Printers who may have been mis-sold interest rate swaps could find it easier to claim compensation after RBS was forced to settle a landmark case.
RBS subsidiary Ulster Bank lost its high court battle with Dublin-based businessman David Agar, who claimed he had been mis-sold €87m (£68m) of interest rate hedging products linked to a €47m property loan.
The bank is reported to have written off swaps and loans totalling €30m as part of the settlement, in addition to paying Agar's €1m legal fees.
The size of the settlement is expected to lead more businesses to pursue compensation claims through the courts, potentially opening the floodgates to billions of pounds in claims against the UK's major banks.
Gerry Hoare, founder of Deal Bureau, said: "I think there are several [print] companies who might have been subject to this issue, a few of which will have failed over the last couple of years.
"That will reduce the issue and some of the larger companies who are trading may not want to pursue the bank, for fear of disrupting a relationship. For me it is the corporate equivalent of the personal loan protection insurance mis-selling."
Barclays, HSBC, Lloyds and RBS signed up to an FSA "redress" scheme in June to compensate firms that had been mis-sold hedging products.
Santander, Co-op, Allied Irish, Bank of Ireland, Clydesdale and Yorkshire banks, and Northern Bank all joined the scheme earlier this month.
RBS has previously stated that "less than 1%" of its one million SME customers currently have interest rate hedging facilities, although this would still suggest that thousands of firms could be affected by the latest scandal to hit the financial industry.
To date, Barclays is the only bank to have made provision for compensation claims after it set aside £450m last week in relation to swap mis-selling claims.
According to the FSA, the redress scheme covers "non-sophisticated" customers who were sold interest rate hedging products, including swaps, caps, collars and structured collars, after December 2001.
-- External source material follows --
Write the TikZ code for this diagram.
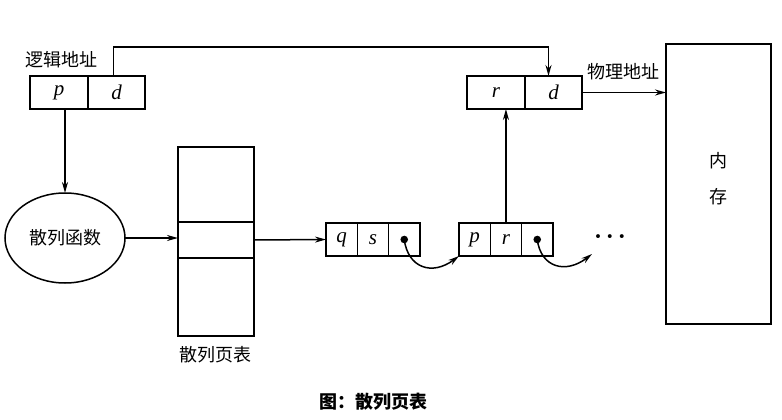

FSA definition of interest rate hedging products
The purpose of an interest rate hedging product is to enable the customer to manage fluctuations in interest rates, for example, by providing greater certainty over future loan repayments. These products are typically separate to a loan.
Swaps: which enable customers to ‘fix’ their interest rate
Caps: which place a limit on any interest rate rises
Collars: which enable customers to limit interest rate fluctuations to within a simple range
Structured collars: which enable customers to limit interest rate fluctuations to within a specified range, but involves arrangements where, if the reference interest rate falls below the bottom of the range, the interest rate payable by the customer may increase above the bottom of the range
Non-sophisticated customers are classified as businesses that only meet one or fewer of the following definitions: a turnover of more than £6.5m; more than 50 staff; a balance sheet total of more than £3.26m.